I have already stated elsewhere my ambivalence about the competence of the RTN’s new leadership and their declared priorities for the upcoming year. Yet modification in the naval force structure remains attainable since the ‘professional academics’ inside the RTN’s education sector have failed thus far to convince the leadership of the need for the naval organisation to shift from ‘threat-based’ to ‘capabilities-based strategic planning’. The principal argument for change is that the threats are too numerous and change too frequent in a multipolar maritime environment. The reinforcement of US Navy assets in the ‘Indo’ part of the Indo-Pacific region coheres with the threat-based strategic planning present inside the RTN’s Operations Department under the assumption that the United States is viewed by the middle ranks of the Royal Thai Armed Forces as the ‘Great Power’ most likely to threaten Thailand.

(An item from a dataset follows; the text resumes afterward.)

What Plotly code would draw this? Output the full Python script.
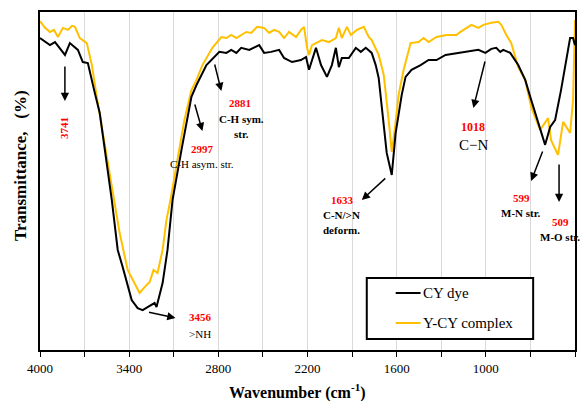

The re-establishment of the First Fleet remains a far distant event with many details still unknown. Ultimately though, its implications for the Thailand’s small navy at the strategic and operational levels are much more substantive than naval officers currently realise. The potential volatility of the shifting maritime threat environment in the RTN’s near-seas within the coming months-to-year ahead requires that the organisation proactively contemplate making certain structural adjustments by revisiting its strategic position on present and/or future flashpoints and rethinking its naval capabilities. Whether the RTN adopts the right reforms to meet the strategic inflection point noted earlier is yet to be seen, but will partly determine the outcome of its future at sea.